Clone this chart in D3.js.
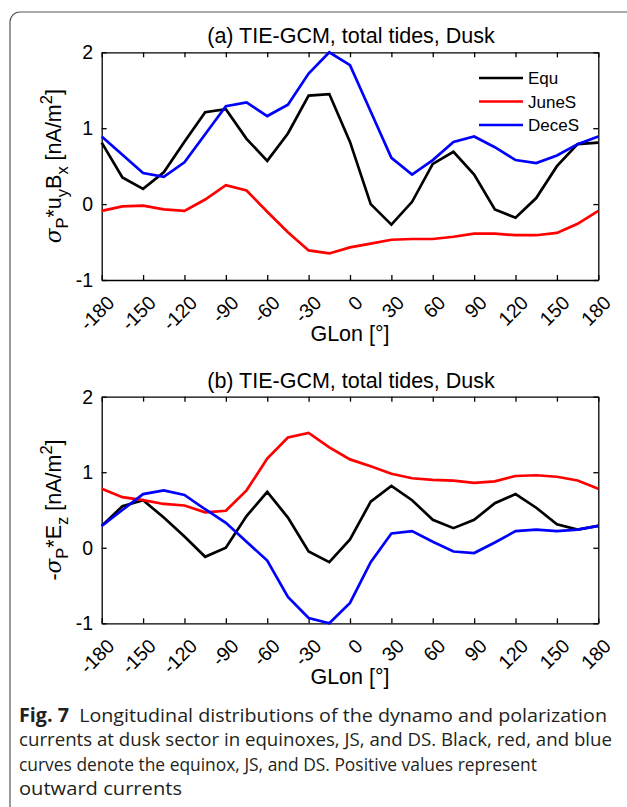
<!DOCTYPE html>
<html>
<head>
<meta charset="utf-8">
<script src="https://cdn.jsdelivr.net/npm/d3@7"></script>
<style>
  body { margin: 0; background: #fff; }
  svg { display: block; }
  .fig text { font-family: "Liberation Sans", Arial, Helvetica, sans-serif; }
  .fig text.cap { font-family: "Open Sans", "Noto Sans", sans-serif; }
  .fig text tspan.sym { font-family: "DejaVu Serif", serif; font-style: italic; }
</style>
</head>
<body>
<div class="fig"></div>
<script>
// longitudes, every 15 deg
glon = d3.range(-180, 181, 15)
xticks = [-180, -150, -120, -90, -60, -30, 0, 30, 60, 90, 120, 150, 180]
yticks = [-1, 0, 1, 2]
seriesNames = ["Equ", "JuneS", "DeceS"]

// (a) sigma_P * u_y * B_x
dynEqu   = [0.81, 0.35, 0.20, 0.42, 0.82, 1.21, 1.25, 0.86, 0.57, 0.93, 1.43, 1.45, 0.82, 0.00, -0.27, 0.03, 0.53, 0.69, 0.39, -0.07, -0.18, 0.08, 0.50, 0.79, 0.81]
dynJune  = [-0.09, -0.03, -0.02, -0.07, -0.09, 0.06, 0.25, 0.18, -0.10, -0.37, -0.61, -0.65, -0.57, -0.52, -0.47, -0.46, -0.46, -0.43, -0.39, -0.39, -0.41, -0.41, -0.38, -0.26, -0.09]
dynDece  = [0.89, 0.65, 0.41, 0.36, 0.55, 0.92, 1.29, 1.34, 1.16, 1.31, 1.72, 2.00, 1.83, 1.22, 0.61, 0.39, 0.58, 0.82, 0.89, 0.75, 0.58, 0.54, 0.64, 0.79, 0.89]

// (b) -sigma_P * E_z
polEqu   = [0.29, 0.55, 0.63, 0.40, 0.15, -0.12, 0.00, 0.42, 0.74, 0.40, -0.05, -0.19, 0.11, 0.61, 0.82, 0.63, 0.37, 0.26, 0.37, 0.59, 0.71, 0.53, 0.31, 0.24, 0.29]
polJune  = [0.78, 0.67, 0.63, 0.58, 0.56, 0.47, 0.49, 0.76, 1.18, 1.46, 1.52, 1.33, 1.17, 1.08, 0.98, 0.92, 0.90, 0.89, 0.86, 0.88, 0.95, 0.96, 0.94, 0.89, 0.78]
polDece  = [0.29, 0.50, 0.71, 0.76, 0.70, 0.51, 0.33, 0.08, -0.17, -0.65, -0.93, -1.00, -0.73, -0.19, 0.19, 0.22, 0.08, -0.05, -0.07, 0.07, 0.22, 0.24, 0.22, 0.24, 0.29]

colors = ["#000000", "#ff0000", "#0000ff"]

width = 627
height = 807
svg = d3.select(".fig").append("svg")
    .attr("width", width)
    .attr("height", height)

// figure frame (journal style)
svg.append("path")
    .attr("d", "M10,807 V22 a10,10 0 0 1 10,-10 H627")
    .attr("fill", "none")
    .attr("stroke", "#555")
    .attr("stroke-width", 1.2)

scaleX = d3.scaleLinear().domain([-180, 180]).range([101.7, 598.3])

function panel(top, bottom, title, ylabel, data, legend) {
  scaleY = d3.scaleLinear().domain([-1, 2]).range([bottom, top])
  g = svg.append("g")

  // box axes, inward ticks on all sides
  g.append("g")
      .attr("transform", `translate(0,${bottom})`)
      .call(d3.axisBottom(scaleX).tickValues(xticks).tickSize(-5).tickSizeOuter(0).tickFormat(""))
  g.append("g")
      .attr("transform", `translate(0,${top})`)
      .call(d3.axisTop(scaleX).tickValues(xticks).tickSize(-5).tickSizeOuter(0).tickFormat(""))
  g.append("g")
      .attr("transform", `translate(${scaleX.range()[0]},0)`)
      .call(d3.axisLeft(scaleY).tickValues(yticks).tickSize(-5).tickSizeOuter(0).tickFormat(""))
  g.append("g")
      .attr("transform", `translate(${scaleX.range()[1]},0)`)
      .call(d3.axisRight(scaleY).tickValues(yticks).tickSize(-5).tickSizeOuter(0).tickFormat(""))
  g.selectAll(".domain, .tick line").attr("stroke", "#000").attr("stroke-width", 1.3)

  // y tick labels
  g.selectAll(".ylab")
      .data(yticks)
      .join("text")
      .attr("x", 93)
      .attr("y", d => scaleY(d))
      .attr("dy", "0.36em")
      .attr("text-anchor", "end")
      .style("font-size", "19.5px")
      .text(d => d)

  // rotated x tick labels
  g.selectAll(".xlab")
      .data(xticks)
      .join("text")
      .attr("transform", d => `translate(${scaleX(d) + 9},${bottom + 19}) rotate(-45)`)
      .attr("text-anchor", "end")
      .attr("dy", "0.36em")
      .style("font-size", "19.5px")
      .text(d => d)

  g.append("text")
      .attr("x", 350)
      .attr("y", bottom + 61)
      .attr("text-anchor", "middle")
      .style("font-size", "21.5px")
      .text("GLon [°]")

  g.append("text")
      .attr("x", 351)
      .attr("y", top - 9)
      .attr("text-anchor", "middle")
      .style("font-size", "21.5px")
      .text(title)

  // y label with sub/superscripts
  yl = g.append("text")
      .attr("transform", `translate(61,${(top + bottom) / 2}) rotate(-90)`)
      .attr("text-anchor", "middle")
      .style("font-size", "21.5px")
  ylabel.forEach(p => {
    t = yl.append("tspan").text(p[0])
    if (p[1] == "sub") t.attr("dy", 7).style("font-size", "16.5px")
    if (p[1] == "sup") t.attr("dy", -9).style("font-size", "16.5px")
    if (p[1] == "back") t.attr("dy", -7)
    if (p[1] == "backsup") t.attr("dy", 9)
    if (p[1] == "sym") t.attr("class", "sym")
  })

  line = d3.line().x((d, i) => scaleX(glon[i])).y(d => scaleY(d))
  g.selectAll(".series")
      .data(data)
      .join("path")
      .attr("fill", "none")
      .attr("stroke", (d, i) => colors[i])
      .attr("stroke-width", 2.7)
      .attr("d", d => line(d))

  if (legend) {
    lg = g.append("g")
    seriesNames.forEach((s, i) => {
      yy = 78 + i * 23.5
      lg.append("line")
          .attr("x1", 479).attr("x2", 523)
          .attr("y1", yy).attr("y2", yy)
          .attr("stroke", colors[i]).attr("stroke-width", 2.7)
      lg.append("text")
          .attr("x", 528).attr("y", yy)
          .attr("dy", "0.36em")
          .style("font-size", "17px")
          .text(s)
    })
  }
}

panel(52.3, 280, "(a) TIE-GCM, total tides, Dusk",
  [["σ", "sym"], ["P", "sub"], ["*u", "back"], ["y", "sub"], ["B", "back"], ["x", "sub"], [" [nA/m", "back"], ["2", "sup"], ["]", "backsup"]],
  [dynEqu, dynJune, dynDece], true)

panel(396.7, 623.3, "(b) TIE-GCM, total tides, Dusk",
  [["-"], ["σ", "sym"], ["P", "sub"], ["*E", "back"], ["z", "sub"], [" [nA/m", "back"], ["2", "sup"], ["]", "backsup"]],
  [polEqu, polJune, polDece], false)

// caption
caption = [
  [["Fig. 7", true], ["  Longitudinal distributions of the dynamo and polarization", false]],
  [["currents at dusk sector in equinoxes, JS, and DS. Black, red, and blue", false]],
  [["curves denote the equinox, JS, and DS. Positive values represent", false]],
  [["outward currents", false]]
]
captionEnds = [607, 612, 537, 182]
caption.forEach((ln, i) => {
  t = svg.append("text")
      .attr("class", "cap")
      .attr("x", 19)
      .attr("y", 722 + i * 24.3)
      .attr("textLength", captionEnds[i] - 19)
      .attr("lengthAdjust", "spacingAndGlyphs")
      .style("font-size", "19px")
      .attr("fill", "#231f20")
  ln.forEach(p => {
    t.append("tspan").text(p[0]).style("font-weight", p[1] ? "bold" : "normal")
      .attr("xml:space", "preserve")
  })
})
</script>
</body>
</html>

PROBLEM DESCRIPTION: Reproduce only the lines from the beginning of the data through the line that contains "0.64, 0.79, 0.89]", both included, and please drop the pictures.

RIGHT ANSWER:
Clone this chart in D3.js.
<!DOCTYPE html>
<html>
<head>
<meta charset="utf-8">
<script src="https://cdn.jsdelivr.net/npm/d3@7"></script>
<style>
  body { margin: 0; background: #fff; }
  svg { display: block; }
  .fig text { font-family: "Liberation Sans", Arial, Helvetica, sans-serif; }
  .fig text.cap { font-family: "Open Sans", "Noto Sans", sans-serif; }
  .fig text tspan.sym { font-family: "DejaVu Serif", serif; font-style: italic; }
</style>
</head>
<body>
<div class="fig"></div>
<script>
// longitudes, every 15 deg
glon = d3.range(-180, 181, 15)
xticks = [-180, -150, -120, -90, -60, -30, 0, 30, 60, 90, 120, 150, 180]
yticks = [-1, 0, 1, 2]
seriesNames = ["Equ", "JuneS", "DeceS"]

// (a) sigma_P * u_y * B_x
dynEqu   = [0.81, 0.35, 0.20, 0.42, 0.82, 1.21, 1.25, 0.86, 0.57, 0.93, 1.43, 1.45, 0.82, 0.00, -0.27, 0.03, 0.53, 0.69, 0.39, -0.07, -0.18, 0.08, 0.50, 0.79, 0.81]
dynJune  = [-0.09, -0.03, -0.02, -0.07, -0.09, 0.06, 0.25, 0.18, -0.10, -0.37, -0.61, -0.65, -0.57, -0.52, -0.47, -0.46, -0.46, -0.43, -0.39, -0.39, -0.41, -0.41, -0.38, -0.26, -0.09]
dynDece  = [0.89, 0.65, 0.41, 0.36, 0.55, 0.92, 1.29, 1.34, 1.16, 1.31, 1.72, 2.00, 1.83, 1.22, 0.61, 0.39, 0.58, 0.82, 0.89, 0.75, 0.58, 0.54, 0.64, 0.79, 0.89]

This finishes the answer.